■ Given information:
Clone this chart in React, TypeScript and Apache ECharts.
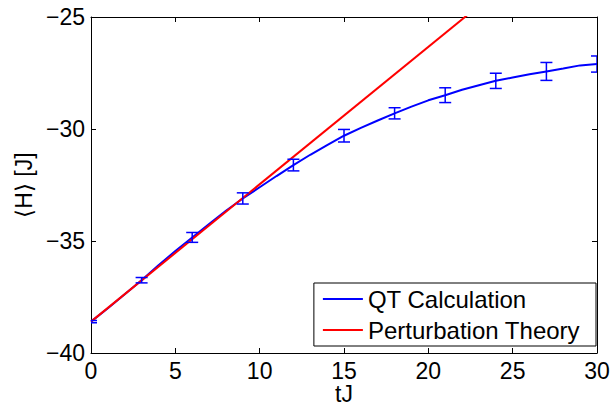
import React, { useEffect, useRef } from "react";
import * as echarts from "echarts";

// QT calculation curve (tJ, <H>)
const qtT = [0, 1, 2, 3, 4, 5, 6, 7, 8, 9, 10, 11, 12, 13, 14, 15, 16, 17, 18, 19, 20, 21, 22, 23, 24, 25, 26, 27, 28, 29, 30];
const qtH = [-38.6, -38.0, -37.38, -36.75, -36.08, -35.45, -34.84, -34.24, -33.65, -33.1, -32.6, -32.1, -31.61, -31.15, -30.72, -30.3, -29.95, -29.62, -29.3, -29.0, -28.72, -28.49, -28.25, -28.05, -27.85, -27.7, -27.56, -27.43, -27.3, -27.16, -27.1];

// Error bars
const errT = [0, 3, 6, 9, 12, 15, 18, 21, 24, 27, 30];
const errMean = [-38.6, -36.75, -34.84, -33.1, -31.61, -30.3, -29.3, -28.49, -27.85, -27.43, -27.1];
const errHalf = [0.05, 0.12, 0.22, 0.25, 0.26, 0.28, 0.25, 0.33, 0.34, 0.4, 0.36];

// Perturbation theory (straight line)
const ptT = [0, 30];
const ptH = [-38.6, -20.2];

const xTicks = [0, 5, 10, 15, 20, 25, 30];
const yTicks = [-40, -35, -30, -25];

const FONT = "'Liberation Sans', Arial, sans-serif";

export default function App() {
  const ref = useRef<HTMLDivElement>(null);
  useEffect(() => {
    if (!ref.current) return;
    const chart = echarts.init(ref.current, undefined, { renderer: "svg" });
    const fmt = (v: number) => (v < 0 ? "\u2212" + Math.abs(v) : String(v));
    const axisLine = { show: true, onZero: false, lineStyle: { color: "#000", width: 1 } };
    const tick = { show: true, inside: true, length: 5, lineStyle: { color: "#000", width: 1 } };
    const option: any = {
      animation: false,
      backgroundColor: "#fff",
      textStyle: { fontFamily: FONT },
      grid: { left: 91, right: 16, top: 17, bottom: 56, containLabel: false, outerBoundsMode: "none" },
      legend: {
        orient: "vertical",
        right: 17,
        top: 283,
        padding: [4, 16, 4, 9],
        itemGap: 7,
        itemWidth: 40,
        itemHeight: 2,
        backgroundColor: "#fff",
        borderColor: "#000",
        borderWidth: 1,
        borderRadius: 0,
        textStyle: { fontFamily: FONT, fontSize: 24, color: "#000", lineHeight: 24 },
        data: [
          { name: "QT Calculation", icon: "rect", itemStyle: { color: "#0000ff" } },
          { name: "Perturbation Theory", icon: "rect", itemStyle: { color: "#ff0000" } },
        ],
      },
      xAxis: [
        {
          type: "value",
          min: xTicks[0],
          max: xTicks[xTicks.length - 1],
          interval: 5,
          position: "bottom",
          name: "tJ",
          nameLocation: "middle",
          nameGap: 30,
          nameMoveOverlap: false,
          nameTextStyle: { fontFamily: FONT, fontSize: 23, color: "#000", verticalAlign: "top", lineHeight: 22 },
          axisLine,
          axisTick: tick,
          axisLabel: { fontFamily: FONT, fontSize: 23, color: "#000", margin: 9, lineHeight: 18, formatter: fmt },
          splitLine: { show: false },
        },
        {
          type: "value",
          min: xTicks[0],
          max: xTicks[xTicks.length - 1],
          interval: 5,
          position: "top",
          axisLine,
          axisTick: tick,
          axisLabel: { show: false },
          splitLine: { show: false },
        },
      ],
      yAxis: [
        {
          type: "value",
          min: yTicks[0],
          max: yTicks[yTicks.length - 1],
          interval: 5,
          position: "left",
          name: "\u27E8H\u27E9 [J]",
          nameLocation: "middle",
          nameRotate: 90,
          nameGap: 56,
          nameMoveOverlap: false,
          nameTextStyle: { fontFamily: FONT, fontSize: 23, color: "#000" },
          axisLine,
          axisTick: tick,
          axisLabel: { fontFamily: FONT, fontSize: 23, color: "#000", margin: 6, formatter: fmt },
          splitLine: { show: false },
        },
        {
          type: "value",
          min: yTicks[0],
          max: yTicks[yTicks.length - 1],
          interval: 5,
          position: "right",
          axisLine,
          axisTick: tick,
          axisLabel: { show: false },
          splitLine: { show: false },
        },
      ],
      series: [
        {
          name: "QT Calculation",
          type: "line",
          data: qtT.map((t, i) => [t, qtH[i]]),
          symbol: "none",
          smooth: false,
          lineStyle: { color: "#0000ff", width: 2 },
          itemStyle: { color: "#0000ff" },
          z: 2,
        },
        {
          name: "Perturbation Theory",
          type: "line",
          data: ptT.map((t, i) => [t, ptH[i]]),
          symbol: "none",
          clip: true,
          lineStyle: { color: "#ff0000", width: 2 },
          itemStyle: { color: "#ff0000" },
          z: 3,
        },
        {
          name: "errors",
          type: "custom",
          clip: true,
          z: 4,
          data: errT.map((t, i) => [t, errMean[i] - errHalf[i], errMean[i] + errHalf[i]]),
          renderItem: (params: any, api: any) => {
            const x = api.value(0);
            const lo = api.coord([x, api.value(1)]);
            const hi = api.coord([x, api.value(2)]);
            const w = 6;
            const style = { stroke: "#0000ff", lineWidth: 1.5 };
            return {
              type: "group",
              children: [
                { type: "line", shape: { x1: lo[0], y1: lo[1], x2: hi[0], y2: hi[1] }, style },
                { type: "line", shape: { x1: lo[0] - w, y1: lo[1], x2: lo[0] + w, y2: lo[1] }, style },
                { type: "line", shape: { x1: hi[0] - w, y1: hi[1], x2: hi[0] + w, y2: hi[1] }, style },
              ],
            };
          },
        },
      ],
    };
    chart.setOption(option);
    return () => chart.dispose();
  }, []);
  return (
    <div
      ref={ref}
      style={{ position: "absolute", left: 0, top: 0, width: 613, height: 409, background: "#fff" }}
    />
  );
}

■ The problem:
Copy out all of the data word for word. Do not carry over any picture.

■ Result for this task:
Clone this chart in React, TypeScript and Apache ECharts.
import React, { useEffect, useRef } from "react";
import * as echarts from "echarts";

// QT calculation curve (tJ, <H>)
const qtT = [0, 1, 2, 3, 4, 5, 6, 7, 8, 9, 10, 11, 12, 13, 14, 15, 16, 17, 18, 19, 20, 21, 22, 23, 24, 25, 26, 27, 28, 29, 30];
const qtH = [-38.6, -38.0, -37.38, -36.75, -36.08, -35.45, -34.84, -34.24, -33.65, -33.1, -32.6, -32.1, -31.61, -31.15, -30.72, -30.3, -29.95, -29.62, -29.3, -29.0, -28.72, -28.49, -28.25, -28.05, -27.85, -27.7, -27.56, -27.43, -27.3, -27.16, -27.1];

// Error bars
const errT = [0, 3, 6, 9, 12, 15, 18, 21, 24, 27, 30];
const errMean = [-38.6, -36.75, -34.84, -33.1, -31.61, -30.3, -29.3, -28.49, -27.85, -27.43, -27.1];
const errHalf = [0.05, 0.12, 0.22, 0.25, 0.26, 0.28, 0.25, 0.33, 0.34, 0.4, 0.36];

// Perturbation theory (straight line)
const ptT = [0, 30];
const ptH = [-38.6, -20.2];

const xTicks = [0, 5, 10, 15, 20, 25, 30];
const yTicks = [-40, -35, -30, -25];

const FONT = "'Liberation Sans', Arial, sans-serif";

export default function App() {
  const ref = useRef<HTMLDivElement>(null);
  useEffect(() => {
    if (!ref.current) return;
    const chart = echarts.init(ref.current, undefined, { renderer: "svg" });
    const fmt = (v: number) => (v < 0 ? "\u2212" + Math.abs(v) : String(v));
    const axisLine = { show: true, onZero: false, lineStyle: { color: "#000", width: 1 } };
    const tick = { show: true, inside: true, length: 5, lineStyle: { color: "#000", width: 1 } };
    const option: any = {
      animation: false,
      backgroundColor: "#fff",
      textStyle: { fontFamily: FONT },
      grid: { left: 91, right: 16, top: 17, bottom: 56, containLabel: false, outerBoundsMode: "none" },
      legend: {
        orient: "vertical",
        right: 17,
        top: 283,
        padding: [4, 16, 4, 9],
        itemGap: 7,
        itemWidth: 40,
        itemHeight: 2,
        backgroundColor: "#fff",
        borderColor: "#000",
        borderWidth: 1,
        borderRadius: 0,
        textStyle: { fontFamily: FONT, fontSize: 24, color: "#000", lineHeight: 24 },
        data: [
          { name: "QT Calculation", icon: "rect", itemStyle: { color: "#0000ff" } },
          { name: "Perturbation Theory", icon: "rect", itemStyle: { color: "#ff0000" } },
        ],
      },
      xAxis: [
        {
          type: "value",
          min: xTicks[0],
          max: xTicks[xTicks.length - 1],
          interval: 5,
          position: "bottom",
          name: "tJ",
          nameLocation: "middle",
          nameGap: 30,
          nameMoveOverlap: false,
          nameTextStyle: { fontFamily: FONT, fontSize: 23, color: "#000", verticalAlign: "top", lineHeight: 22 },
          axisLine,
          axisTick: tick,
          axisLabel: { fontFamily: FONT, fontSize: 23, color: "#000", margin: 9, lineHeight: 18, formatter: fmt },
          splitLine: { show: false },
        },
        {
          type: "value",
          min: xTicks[0],
          max: xTicks[xTicks.length - 1],
          interval: 5,
          position: "top",
          axisLine,
          axisTick: tick,
          axisLabel: { show: false },
          splitLine: { show: false },
        },
      ],
      yAxis: [
        {
          type: "value",
          min: yTicks[0],
          max: yTicks[yTicks.length - 1],
          interval: 5,
          position: "left",
          name: "\u27E8H\u27E9 [J]",
          nameLocation: "middle",
          nameRotate: 90,
          nameGap: 56,
          nameMoveOverlap: false,
          nameTextStyle: { fontFamily: FONT, fontSize: 23, color: "#000" },
          axisLine,
          axisTick: tick,
          axisLabel: { fontFamily: FONT, fontSize: 23, color: "#000", margin: 6, formatter: fmt },
          splitLine: { show: false },
        },
        {
          type: "value",
          min: yTicks[0],
          max: yTicks[yTicks.length - 1],
          interval: 5,
          position: "right",
          axisLine,
          axisTick: tick,
          axisLabel: { show: false },
          splitLine: { show: false },
        },
      ],
      series: [
        {
          name: "QT Calculation",
          type: "line",
          data: qtT.map((t, i) => [t, qtH[i]]),
          symbol: "none",
          smooth: false,
          lineStyle: { color: "#0000ff", width: 2 },
          itemStyle: { color: "#0000ff" },
          z: 2,
        },
        {
          name: "Perturbation Theory",
          type: "line",
          data: ptT.map((t, i) => [t, ptH[i]]),
          symbol: "none",
          clip: true,
          lineStyle: { color: "#ff0000", width: 2 },
          itemStyle: { color: "#ff0000" },
          z: 3,
        },
        {
          name: "errors",
          type: "custom",
          clip: true,
          z: 4,
          data: errT.map((t, i) => [t, errMean[i] - errHalf[i], errMean[i] + errHalf[i]]),
          renderItem: (params: any, api: any) => {
            const x = api.value(0);
            const lo = api.coord([x, api.value(1)]);
            const hi = api.coord([x, api.value(2)]);
            const w = 6;
            const style = { stroke: "#0000ff", lineWidth: 1.5 };
            return {
              type: "group",
              children: [
                { type: "line", shape: { x1: lo[0], y1: lo[1], x2: hi[0], y2: hi[1] }, style },
                { type: "line", shape: { x1: lo[0] - w, y1: lo[1], x2: lo[0] + w, y2: lo[1] }, style },
                { type: "line", shape: { x1: hi[0] - w, y1: hi[1], x2: hi[0] + w, y2: hi[1] }, style },
              ],
            };
          },
        },
      ],
    };
    chart.setOption(option);
    return () => chart.dispose();
  }, []);
  return (
    <div
      ref={ref}
      style={{ position: "absolute", left: 0, top: 0, width: 613, height: 409, background: "#fff" }}
    />
  );
}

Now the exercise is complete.